Communal conflicts in Nigeria have made many women, young and old, widows, children and orphans become breadwinners in many families in the country.
A Principal Research Fellow at the Institute for Peace and Conflict Resolution, Philip Hayab John, said this while delivering a paper on “The Role of Women in Curbing Insecurity in Nigeria” at a peace seminar Thursday in Abuja.
It was organised by the Broad Sustainable Women Economic Empowerment & Peace Initiative (BSWEEPI).
John said there was the need to reawaken the consciousness of Nigerian women to their sterling roles of raising reputable offspring, who due to their descent upbringing, would refuse to join bad gangs, bandits or kidnappers, thereby making the society safe.
In her keynote address, the Minister of Women Affairs, Dame Pauline K. Tallen, said women’s role in curbing conflicts is yet to be accorded the right place in the country.
“Because women are marginalised in the decision making process, they are often excluded from conflict management,’’ she added.

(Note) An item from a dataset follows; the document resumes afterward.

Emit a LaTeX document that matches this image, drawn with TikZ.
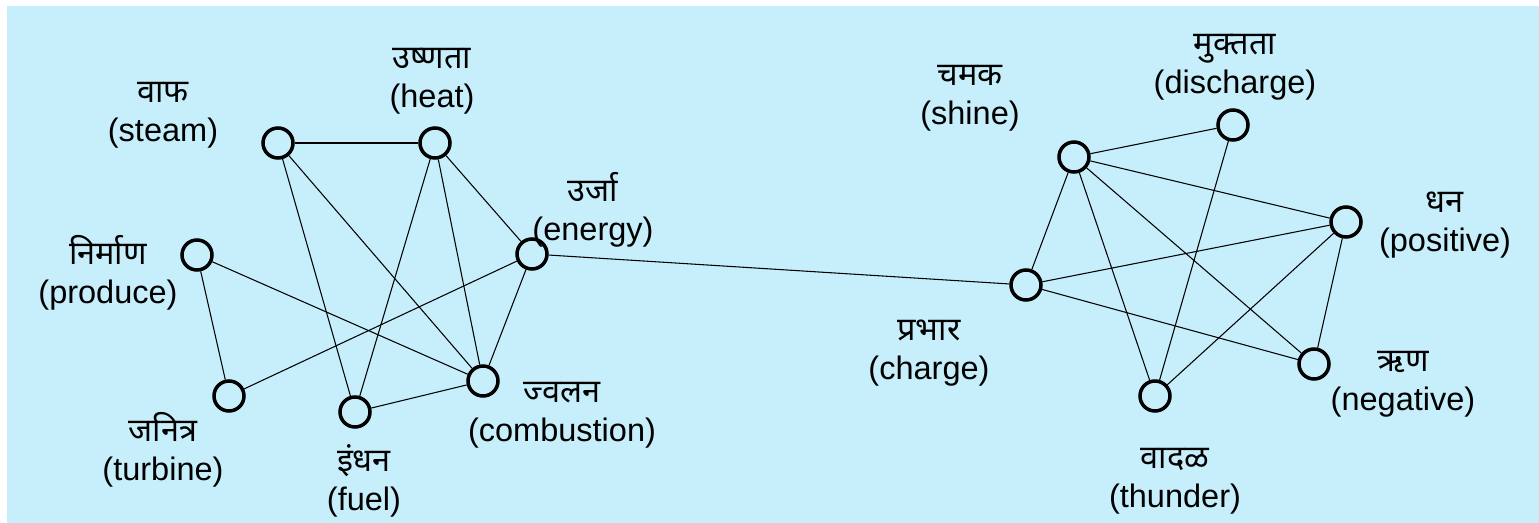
\documentclass[tikz,border=0pt]{standalone}
\usepackage{fontspec}
\setmainfont{Liberation Sans}
\newfontfamily\devfont[Script=Devanagari]{Noto Sans}
\usetikzlibrary{positioning}
\definecolor{bgblue}{HTML}{C6EEFB}
\tikzset{concept/.style={draw, circle, line width=2pt, fill=bgblue, minimum size=0.6cm, inner sep=0pt}}
\tikzset{word/.style={draw=none, inner sep=0.4mm, align=center, font=\fontsize{18.5}{22}\selectfont}}
\tikzset{link/.style={black, line width=0.6pt}}
\newcommand\mr[1]{{\devfont #1}}

\begin{document}
\begin{tikzpicture}[x=0.02cm, y=-0.02cm]
\useasboundingbox (0,0) rectangle (1539,523);
\fill[bgblue] (7,6) rectangle (1539,523);

\node[concept](steam) at (278,143) {};
\node[concept](heat) at (435,143) {};
\node[concept](energy) at (532,254) {};
\node[concept](produce) at (197,255) {};
\node[concept](turbine) at (229,396) {};
\node[concept](fuel) at (355,412) {};
\node[concept](comb) at (483,381) {};

\node[concept](shine) at (1074,157) {};
\node[concept](disch) at (1233,125) {};
\node[concept](pos) at (1346,222) {};
\node[concept](charge) at (1026,285) {};
\node[concept](neg) at (1314,364) {};
\node[concept](thunder) at (1155,396) {};

\node[word](steamlbl) at (163,115) {\mr{वाफ}\\(steam)};
\node[word](heatlbl) at (432,81) {\mr{उष्णता}\\(heat)};
\node[word](energylbl) at (593,210) {\mr{उर्जा}\\(energy)};
\node[word](producelbl) at (108,273) {\mr{निर्माण}\\(produce)};
\node[word](turbinelbl) at (163,450) {\mr{जनित्र}\\(turbine)};
\node[word](fuellbl) at (364,481) {\mr{इंधन}\\(fuel)};
\node[word](comblbl) at (562,415) {\mr{ज्वलन}\\(combustion)};

\node[word](shinelbl) at (970,98) {\mr{चमक}\\(shine)};
\node[word](dischlbl) at (1235,67) {\mr{मुक्तता}\\(discharge)};
\node[word](poslbl) at (1445,225) {\mr{धन}\\(positive)};
\node[word](chargelbl) at (929,353) {\mr{प्रभार}\\(charge)};
\node[word](neglbl) at (1403,384) {\mr{ऋण}\\(negative)};
\node[word](thunderlbl) at (1175,481) {\mr{वादळ}\\(thunder)};

\draw[link] (steam) -- (heat);
\draw[link] (steam) -- (fuel);
\draw[link] (steam) -- (comb);
\draw[link] (heat) -- (fuel);
\draw[link] (heat) -- (comb);
\draw[link] (heat) -- (energy);
\draw[link] (energy) -- (comb);
\draw[link] (energy) -- (turbine);
\draw[link] (produce) -- (turbine);
\draw[link] (produce) -- (comb);
\draw[link] (fuel) -- (comb);

\draw[link] (energy) -- (charge);

\draw[link] (shine) -- (disch);
\draw[link] (shine) -- (charge);
\draw[link] (shine) -- (pos);
\draw[link] (shine) -- (thunder);
\draw[link] (shine) -- (neg);
\draw[link] (disch) -- (thunder);
\draw[link] (charge) -- (pos);
\draw[link] (charge) -- (neg);
\draw[link] (pos) -- (thunder);
\draw[link] (pos) -- (neg);
\end{tikzpicture}
\end{document}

Earlier, the founder of BSWEEP and wife of the former governor of Bauchi State, Hajiya Hadiza Mohammad Abubakar, said women as the backbone of the family had a great role to play in curbing insecurity right from the home to the larger society.
She charged women to ensure that their voices are heard, and gender equality recognised by state and non-state actors in curbing insecurity in our country.
“Women local actors and leaders, including women civil society and community-based organisations, must be involved in curbing insecurity,” she said.